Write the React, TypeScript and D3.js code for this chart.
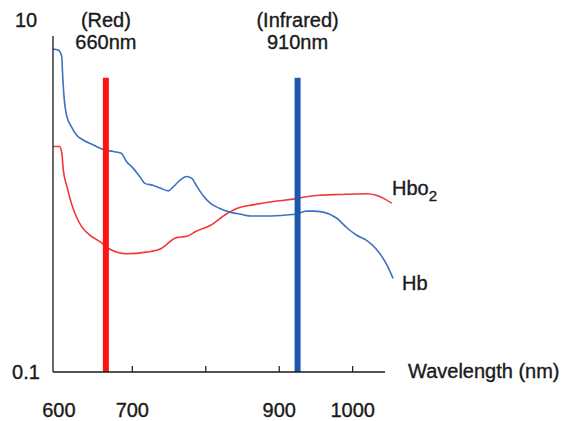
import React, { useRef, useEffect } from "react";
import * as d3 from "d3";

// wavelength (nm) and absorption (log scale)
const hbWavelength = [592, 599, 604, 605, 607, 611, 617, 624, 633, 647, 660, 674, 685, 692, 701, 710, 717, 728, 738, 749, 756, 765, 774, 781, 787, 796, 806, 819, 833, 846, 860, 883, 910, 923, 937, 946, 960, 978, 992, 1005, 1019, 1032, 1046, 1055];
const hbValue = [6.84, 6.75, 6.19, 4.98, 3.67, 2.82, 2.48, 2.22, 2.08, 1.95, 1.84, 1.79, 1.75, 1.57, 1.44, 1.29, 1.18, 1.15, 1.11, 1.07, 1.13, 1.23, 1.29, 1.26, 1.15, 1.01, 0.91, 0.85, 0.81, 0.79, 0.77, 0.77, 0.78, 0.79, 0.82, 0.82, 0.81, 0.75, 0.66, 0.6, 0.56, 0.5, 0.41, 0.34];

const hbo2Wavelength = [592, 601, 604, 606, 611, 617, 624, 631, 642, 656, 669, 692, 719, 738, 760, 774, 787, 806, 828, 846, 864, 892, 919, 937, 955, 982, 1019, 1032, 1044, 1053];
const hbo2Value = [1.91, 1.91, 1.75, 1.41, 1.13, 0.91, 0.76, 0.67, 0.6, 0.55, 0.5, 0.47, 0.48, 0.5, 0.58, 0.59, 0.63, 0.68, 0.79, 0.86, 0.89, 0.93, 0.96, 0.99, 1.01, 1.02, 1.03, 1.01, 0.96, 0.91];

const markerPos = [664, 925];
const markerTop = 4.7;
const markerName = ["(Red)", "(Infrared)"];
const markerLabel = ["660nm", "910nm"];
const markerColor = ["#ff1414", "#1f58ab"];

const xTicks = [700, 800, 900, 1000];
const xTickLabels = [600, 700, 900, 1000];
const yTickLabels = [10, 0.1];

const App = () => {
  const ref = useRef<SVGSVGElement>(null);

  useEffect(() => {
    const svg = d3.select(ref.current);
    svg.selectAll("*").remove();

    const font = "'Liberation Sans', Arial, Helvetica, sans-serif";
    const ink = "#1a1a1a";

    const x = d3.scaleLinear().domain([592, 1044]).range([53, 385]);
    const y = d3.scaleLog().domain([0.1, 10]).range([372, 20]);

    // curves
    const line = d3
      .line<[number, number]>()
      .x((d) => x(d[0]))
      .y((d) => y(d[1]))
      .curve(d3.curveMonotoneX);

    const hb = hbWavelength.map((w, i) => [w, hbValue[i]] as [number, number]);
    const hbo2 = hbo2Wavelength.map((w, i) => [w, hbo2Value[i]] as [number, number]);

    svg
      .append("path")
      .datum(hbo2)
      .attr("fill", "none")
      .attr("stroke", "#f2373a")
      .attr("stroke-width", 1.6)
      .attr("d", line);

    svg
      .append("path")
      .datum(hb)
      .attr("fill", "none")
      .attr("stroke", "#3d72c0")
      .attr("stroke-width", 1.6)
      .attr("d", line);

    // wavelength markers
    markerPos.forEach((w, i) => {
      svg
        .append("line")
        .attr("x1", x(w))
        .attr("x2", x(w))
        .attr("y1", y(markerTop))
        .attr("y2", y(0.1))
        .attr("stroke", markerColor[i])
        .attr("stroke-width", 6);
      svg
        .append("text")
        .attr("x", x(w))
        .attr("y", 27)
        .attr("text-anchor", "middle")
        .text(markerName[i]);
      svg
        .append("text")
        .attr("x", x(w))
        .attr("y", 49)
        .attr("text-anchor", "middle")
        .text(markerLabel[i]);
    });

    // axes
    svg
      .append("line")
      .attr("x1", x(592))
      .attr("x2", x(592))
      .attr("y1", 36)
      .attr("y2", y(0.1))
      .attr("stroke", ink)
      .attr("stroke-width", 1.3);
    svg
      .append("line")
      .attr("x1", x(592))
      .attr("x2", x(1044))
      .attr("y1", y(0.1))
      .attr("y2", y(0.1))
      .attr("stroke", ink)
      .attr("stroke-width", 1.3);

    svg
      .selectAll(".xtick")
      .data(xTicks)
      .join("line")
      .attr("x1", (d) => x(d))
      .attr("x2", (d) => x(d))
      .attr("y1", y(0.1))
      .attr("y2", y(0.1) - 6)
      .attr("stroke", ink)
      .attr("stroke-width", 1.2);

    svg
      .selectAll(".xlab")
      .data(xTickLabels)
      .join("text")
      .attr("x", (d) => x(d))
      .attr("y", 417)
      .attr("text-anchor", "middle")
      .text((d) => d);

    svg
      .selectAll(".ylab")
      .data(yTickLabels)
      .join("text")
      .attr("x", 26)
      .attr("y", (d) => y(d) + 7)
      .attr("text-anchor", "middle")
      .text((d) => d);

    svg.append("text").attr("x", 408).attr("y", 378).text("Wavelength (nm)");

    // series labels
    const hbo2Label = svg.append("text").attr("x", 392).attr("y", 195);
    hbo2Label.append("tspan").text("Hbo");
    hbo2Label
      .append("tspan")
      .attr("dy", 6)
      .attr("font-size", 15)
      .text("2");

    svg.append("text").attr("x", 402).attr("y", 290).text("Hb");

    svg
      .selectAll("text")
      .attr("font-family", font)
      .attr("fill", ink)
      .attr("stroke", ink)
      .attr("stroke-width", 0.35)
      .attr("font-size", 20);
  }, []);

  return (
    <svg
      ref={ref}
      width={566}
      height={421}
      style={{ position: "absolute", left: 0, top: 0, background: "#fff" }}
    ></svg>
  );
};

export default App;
● ● ● ● ● ● ●
* **Task goal**:
Reproduce each line exactly as it appears, omitting the pictures.

* **Solution to this task**:
Write the React, TypeScript and D3.js code for this chart.
import React, { useRef, useEffect } from "react";
import * as d3 from "d3";

// wavelength (nm) and absorption (log scale)
const hbWavelength = [592, 599, 604, 605, 607, 611, 617, 624, 633, 647, 660, 674, 685, 692, 701, 710, 717, 728, 738, 749, 756, 765, 774, 781, 787, 796, 806, 819, 833, 846, 860, 883, 910, 923, 937, 946, 960, 978, 992, 1005, 1019, 1032, 1046, 1055];
const hbValue = [6.84, 6.75, 6.19, 4.98, 3.67, 2.82, 2.48, 2.22, 2.08, 1.95, 1.84, 1.79, 1.75, 1.57, 1.44, 1.29, 1.18, 1.15, 1.11, 1.07, 1.13, 1.23, 1.29, 1.26, 1.15, 1.01, 0.91, 0.85, 0.81, 0.79, 0.77, 0.77, 0.78, 0.79, 0.82, 0.82, 0.81, 0.75, 0.66, 0.6, 0.56, 0.5, 0.41, 0.34];

const hbo2Wavelength = [592, 601, 604, 606, 611, 617, 624, 631, 642, 656, 669, 692, 719, 738, 760, 774, 787, 806, 828, 846, 864, 892, 919, 937, 955, 982, 1019, 1032, 1044, 1053];
const hbo2Value = [1.91, 1.91, 1.75, 1.41, 1.13, 0.91, 0.76, 0.67, 0.6, 0.55, 0.5, 0.47, 0.48, 0.5, 0.58, 0.59, 0.63, 0.68, 0.79, 0.86, 0.89, 0.93, 0.96, 0.99, 1.01, 1.02, 1.03, 1.01, 0.96, 0.91];

const markerPos = [664, 925];
const markerTop = 4.7;
const markerName = ["(Red)", "(Infrared)"];
const markerLabel = ["660nm", "910nm"];
const markerColor = ["#ff1414", "#1f58ab"];

const xTicks = [700, 800, 900, 1000];
const xTickLabels = [600, 700, 900, 1000];
const yTickLabels = [10, 0.1];

const App = () => {
  const ref = useRef<SVGSVGElement>(null);

  useEffect(() => {
    const svg = d3.select(ref.current);
    svg.selectAll("*").remove();

    const font = "'Liberation Sans', Arial, Helvetica, sans-serif";
    const ink = "#1a1a1a";

    const x = d3.scaleLinear().domain([592, 1044]).range([53, 385]);
    const y = d3.scaleLog().domain([0.1, 10]).range([372, 20]);

    // curves
    const line = d3
      .line<[number, number]>()
      .x((d) => x(d[0]))
      .y((d) => y(d[1]))
      .curve(d3.curveMonotoneX);

    const hb = hbWavelength.map((w, i) => [w, hbValue[i]] as [number, number]);
    const hbo2 = hbo2Wavelength.map((w, i) => [w, hbo2Value[i]] as [number, number]);

    svg
      .append("path")
      .datum(hbo2)
      .attr("fill", "none")
      .attr("stroke", "#f2373a")
      .attr("stroke-width", 1.6)
      .attr("d", line);

    svg
      .append("path")
      .datum(hb)
      .attr("fill", "none")
      .attr("stroke", "#3d72c0")
      .attr("stroke-width", 1.6)
      .attr("d", line);

    // wavelength markers
    markerPos.forEach((w, i) => {
      svg
        .append("line")
        .attr("x1", x(w))
        .attr("x2", x(w))
        .attr("y1", y(markerTop))
        .attr("y2", y(0.1))
        .attr("stroke", markerColor[i])
        .attr("stroke-width", 6);
      svg
        .append("text")
        .attr("x", x(w))
        .attr("y", 27)
        .attr("text-anchor", "middle")
        .text(markerName[i]);
      svg
        .append("text")
        .attr("x", x(w))
        .attr("y", 49)
        .attr("text-anchor", "middle")
        .text(markerLabel[i]);
    });

    // axes
    svg
      .append("line")
      .attr("x1", x(592))
      .attr("x2", x(592))
      .attr("y1", 36)
      .attr("y2", y(0.1))
      .attr("stroke", ink)
      .attr("stroke-width", 1.3);
    svg
      .append("line")
      .attr("x1", x(592))
      .attr("x2", x(1044))
      .attr("y1", y(0.1))
      .attr("y2", y(0.1))
      .attr("stroke", ink)
      .attr("stroke-width", 1.3);

    svg
      .selectAll(".xtick")
      .data(xTicks)
      .join("line")
      .attr("x1", (d) => x(d))
      .attr("x2", (d) => x(d))
      .attr("y1", y(0.1))
      .attr("y2", y(0.1) - 6)
      .attr("stroke", ink)
      .attr("stroke-width", 1.2);

    svg
      .selectAll(".xlab")
      .data(xTickLabels)
      .join("text")
      .attr("x", (d) => x(d))
      .attr("y", 417)
      .attr("text-anchor", "middle")
      .text((d) => d);

    svg
      .selectAll(".ylab")
      .data(yTickLabels)
      .join("text")
      .attr("x", 26)
      .attr("y", (d) => y(d) + 7)
      .attr("text-anchor", "middle")
      .text((d) => d);

    svg.append("text").attr("x", 408).attr("y", 378).text("Wavelength (nm)");

    // series labels
    const hbo2Label = svg.append("text").attr("x", 392).attr("y", 195);
    hbo2Label.append("tspan").text("Hbo");
    hbo2Label
      .append("tspan")
      .attr("dy", 6)
      .attr("font-size", 15)
      .text("2");

    svg.append("text").attr("x", 402).attr("y", 290).text("Hb");

    svg
      .selectAll("text")
      .attr("font-family", font)
      .attr("fill", ink)
      .attr("stroke", ink)
      .attr("stroke-width", 0.35)
      .attr("font-size", 20);
  }, []);

  return (
    <svg
      ref={ref}
      width={566}
      height={421}
      style={{ position: "absolute", left: 0, top: 0, background: "#fff" }}
    ></svg>
  );
};

export default App;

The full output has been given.